* **Task requirements**: Could the lines from the start of the data through the line with "const triggerBaseline = 0.02;" be set down exactly, with no pictures among them?

* **Provided data**:
-- -- --

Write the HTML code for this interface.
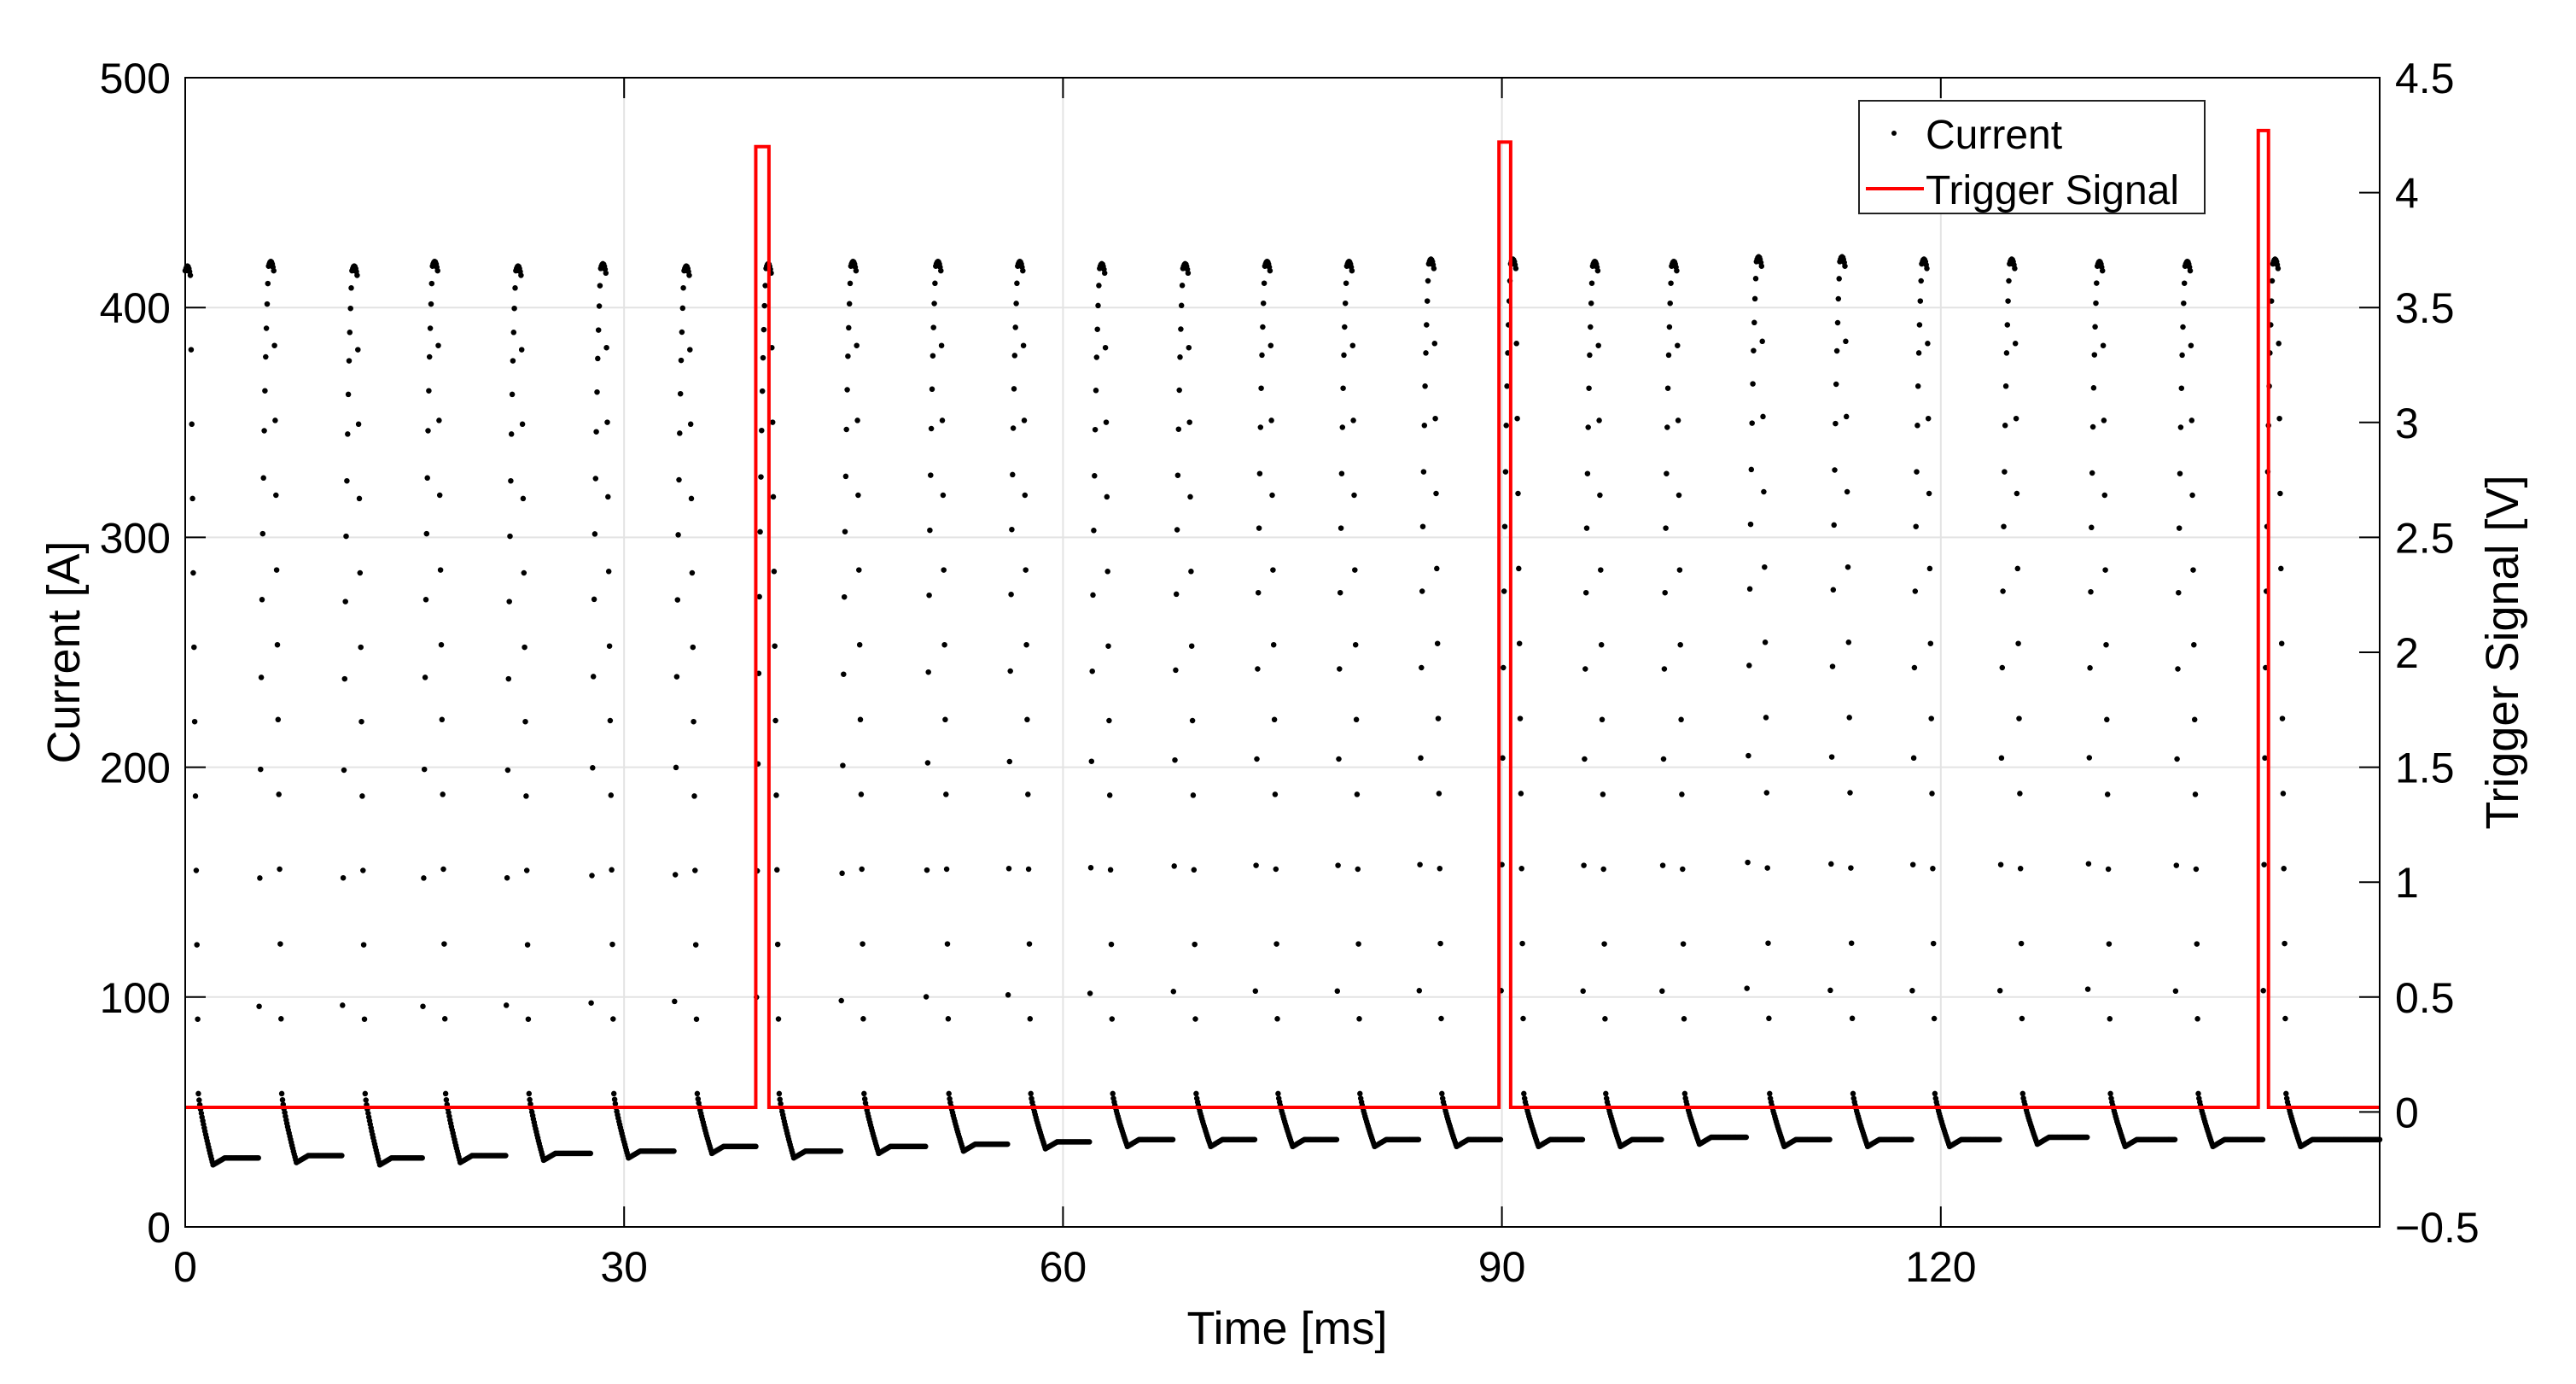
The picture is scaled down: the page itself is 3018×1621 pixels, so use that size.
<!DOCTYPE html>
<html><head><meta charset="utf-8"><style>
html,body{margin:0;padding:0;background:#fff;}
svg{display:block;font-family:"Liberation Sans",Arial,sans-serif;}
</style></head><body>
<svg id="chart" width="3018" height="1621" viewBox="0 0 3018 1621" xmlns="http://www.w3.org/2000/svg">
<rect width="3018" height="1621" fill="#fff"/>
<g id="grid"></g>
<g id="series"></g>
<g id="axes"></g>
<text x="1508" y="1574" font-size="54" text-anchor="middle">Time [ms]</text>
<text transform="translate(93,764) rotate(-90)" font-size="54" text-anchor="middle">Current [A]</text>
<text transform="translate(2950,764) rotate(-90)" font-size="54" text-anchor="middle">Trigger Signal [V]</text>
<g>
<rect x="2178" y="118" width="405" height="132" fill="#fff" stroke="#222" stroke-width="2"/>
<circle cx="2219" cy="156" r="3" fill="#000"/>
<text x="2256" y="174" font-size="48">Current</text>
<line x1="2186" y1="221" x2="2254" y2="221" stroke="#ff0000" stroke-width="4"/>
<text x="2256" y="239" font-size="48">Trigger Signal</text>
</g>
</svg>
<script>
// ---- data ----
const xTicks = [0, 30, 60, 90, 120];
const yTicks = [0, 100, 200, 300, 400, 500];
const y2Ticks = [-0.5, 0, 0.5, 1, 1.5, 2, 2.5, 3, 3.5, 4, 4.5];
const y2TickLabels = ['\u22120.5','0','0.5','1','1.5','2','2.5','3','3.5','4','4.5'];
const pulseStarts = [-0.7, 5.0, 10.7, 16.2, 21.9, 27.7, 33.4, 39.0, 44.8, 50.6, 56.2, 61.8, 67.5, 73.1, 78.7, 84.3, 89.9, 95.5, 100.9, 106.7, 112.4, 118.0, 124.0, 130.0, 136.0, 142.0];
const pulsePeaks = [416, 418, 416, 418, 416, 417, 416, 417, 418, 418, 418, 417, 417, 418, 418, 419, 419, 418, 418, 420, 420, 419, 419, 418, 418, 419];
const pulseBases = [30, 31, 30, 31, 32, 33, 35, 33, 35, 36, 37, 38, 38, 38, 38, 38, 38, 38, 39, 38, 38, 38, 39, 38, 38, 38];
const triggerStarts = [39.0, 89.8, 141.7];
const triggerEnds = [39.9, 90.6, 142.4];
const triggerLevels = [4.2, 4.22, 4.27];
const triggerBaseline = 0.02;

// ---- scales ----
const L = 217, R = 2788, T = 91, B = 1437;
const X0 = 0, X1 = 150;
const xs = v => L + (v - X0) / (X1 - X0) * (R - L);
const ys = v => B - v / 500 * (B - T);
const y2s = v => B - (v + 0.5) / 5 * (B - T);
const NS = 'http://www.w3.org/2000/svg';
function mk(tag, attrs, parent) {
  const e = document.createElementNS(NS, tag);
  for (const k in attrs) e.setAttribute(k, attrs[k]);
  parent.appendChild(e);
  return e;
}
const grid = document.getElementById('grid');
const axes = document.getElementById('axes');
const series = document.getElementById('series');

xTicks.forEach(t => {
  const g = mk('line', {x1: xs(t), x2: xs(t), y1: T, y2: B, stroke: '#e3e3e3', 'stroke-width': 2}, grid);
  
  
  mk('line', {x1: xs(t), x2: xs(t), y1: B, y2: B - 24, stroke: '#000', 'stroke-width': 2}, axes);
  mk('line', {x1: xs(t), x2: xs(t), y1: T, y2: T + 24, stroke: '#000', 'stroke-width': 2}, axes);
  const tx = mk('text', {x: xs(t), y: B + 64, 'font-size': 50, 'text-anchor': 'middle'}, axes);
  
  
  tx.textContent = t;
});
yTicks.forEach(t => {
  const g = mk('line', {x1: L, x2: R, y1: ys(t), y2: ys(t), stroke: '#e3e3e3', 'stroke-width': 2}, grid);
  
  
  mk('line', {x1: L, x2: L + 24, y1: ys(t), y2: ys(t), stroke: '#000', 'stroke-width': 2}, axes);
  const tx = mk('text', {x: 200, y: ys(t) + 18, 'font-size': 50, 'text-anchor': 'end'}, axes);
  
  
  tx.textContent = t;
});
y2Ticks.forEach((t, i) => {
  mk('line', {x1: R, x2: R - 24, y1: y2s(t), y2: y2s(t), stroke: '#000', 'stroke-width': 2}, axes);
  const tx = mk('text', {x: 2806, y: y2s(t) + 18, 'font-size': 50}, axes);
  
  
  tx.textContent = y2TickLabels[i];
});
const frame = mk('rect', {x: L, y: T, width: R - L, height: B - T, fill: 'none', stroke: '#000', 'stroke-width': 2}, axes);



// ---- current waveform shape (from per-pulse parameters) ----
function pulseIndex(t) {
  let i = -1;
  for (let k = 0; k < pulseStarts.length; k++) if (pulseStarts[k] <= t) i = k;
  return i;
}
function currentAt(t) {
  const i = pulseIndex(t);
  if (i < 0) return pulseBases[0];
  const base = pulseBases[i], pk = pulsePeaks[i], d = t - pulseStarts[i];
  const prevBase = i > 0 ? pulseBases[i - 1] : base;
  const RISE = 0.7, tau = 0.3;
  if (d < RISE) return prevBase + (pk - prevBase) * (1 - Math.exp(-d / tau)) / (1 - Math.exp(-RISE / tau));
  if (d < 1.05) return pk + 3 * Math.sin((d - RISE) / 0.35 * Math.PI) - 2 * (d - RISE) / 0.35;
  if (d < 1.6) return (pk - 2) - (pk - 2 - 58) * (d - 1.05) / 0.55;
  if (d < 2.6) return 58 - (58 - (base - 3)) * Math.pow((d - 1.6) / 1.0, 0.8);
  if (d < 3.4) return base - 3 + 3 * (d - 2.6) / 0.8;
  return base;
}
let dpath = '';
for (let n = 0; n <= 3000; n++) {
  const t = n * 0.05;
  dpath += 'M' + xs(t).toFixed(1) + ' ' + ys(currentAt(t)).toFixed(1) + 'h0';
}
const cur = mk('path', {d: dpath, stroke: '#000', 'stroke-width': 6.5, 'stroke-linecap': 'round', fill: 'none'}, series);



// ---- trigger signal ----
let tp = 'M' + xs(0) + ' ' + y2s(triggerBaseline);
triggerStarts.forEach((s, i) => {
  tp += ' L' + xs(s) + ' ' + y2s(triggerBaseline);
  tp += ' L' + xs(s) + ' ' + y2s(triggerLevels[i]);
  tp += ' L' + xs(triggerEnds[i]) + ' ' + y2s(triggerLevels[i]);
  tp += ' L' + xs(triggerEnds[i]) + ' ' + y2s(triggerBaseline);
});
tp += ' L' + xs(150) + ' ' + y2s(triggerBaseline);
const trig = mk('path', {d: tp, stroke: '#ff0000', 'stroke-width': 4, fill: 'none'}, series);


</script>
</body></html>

-- -- --

* **Task output**:
Write the HTML code for this interface.
The picture is scaled down: the page itself is 3018×1621 pixels, so use that size.
<!DOCTYPE html>
<html><head><meta charset="utf-8"><style>
html,body{margin:0;padding:0;background:#fff;}
svg{display:block;font-family:"Liberation Sans",Arial,sans-serif;}
</style></head><body>
<svg id="chart" width="3018" height="1621" viewBox="0 0 3018 1621" xmlns="http://www.w3.org/2000/svg">
<rect width="3018" height="1621" fill="#fff"/>
<g id="grid"></g>
<g id="series"></g>
<g id="axes"></g>
<text x="1508" y="1574" font-size="54" text-anchor="middle">Time [ms]</text>
<text transform="translate(93,764) rotate(-90)" font-size="54" text-anchor="middle">Current [A]</text>
<text transform="translate(2950,764) rotate(-90)" font-size="54" text-anchor="middle">Trigger Signal [V]</text>
<g>
<rect x="2178" y="118" width="405" height="132" fill="#fff" stroke="#222" stroke-width="2"/>
<circle cx="2219" cy="156" r="3" fill="#000"/>
<text x="2256" y="174" font-size="48">Current</text>
<line x1="2186" y1="221" x2="2254" y2="221" stroke="#ff0000" stroke-width="4"/>
<text x="2256" y="239" font-size="48">Trigger Signal</text>
</g>
</svg>
<script>
// ---- data ----
const xTicks = [0, 30, 60, 90, 120];
const yTicks = [0, 100, 200, 300, 400, 500];
const y2Ticks = [-0.5, 0, 0.5, 1, 1.5, 2, 2.5, 3, 3.5, 4, 4.5];
const y2TickLabels = ['\u22120.5','0','0.5','1','1.5','2','2.5','3','3.5','4','4.5'];
const pulseStarts = [-0.7, 5.0, 10.7, 16.2, 21.9, 27.7, 33.4, 39.0, 44.8, 50.6, 56.2, 61.8, 67.5, 73.1, 78.7, 84.3, 89.9, 95.5, 100.9, 106.7, 112.4, 118.0, 124.0, 130.0, 136.0, 142.0];
const pulsePeaks = [416, 418, 416, 418, 416, 417, 416, 417, 418, 418, 418, 417, 417, 418, 418, 419, 419, 418, 418, 420, 420, 419, 419, 418, 418, 419];
const pulseBases = [30, 31, 30, 31, 32, 33, 35, 33, 35, 36, 37, 38, 38, 38, 38, 38, 38, 38, 39, 38, 38, 38, 39, 38, 38, 38];
const triggerStarts = [39.0, 89.8, 141.7];
const triggerEnds = [39.9, 90.6, 142.4];
const triggerLevels = [4.2, 4.22, 4.27];
const triggerBaseline = 0.02;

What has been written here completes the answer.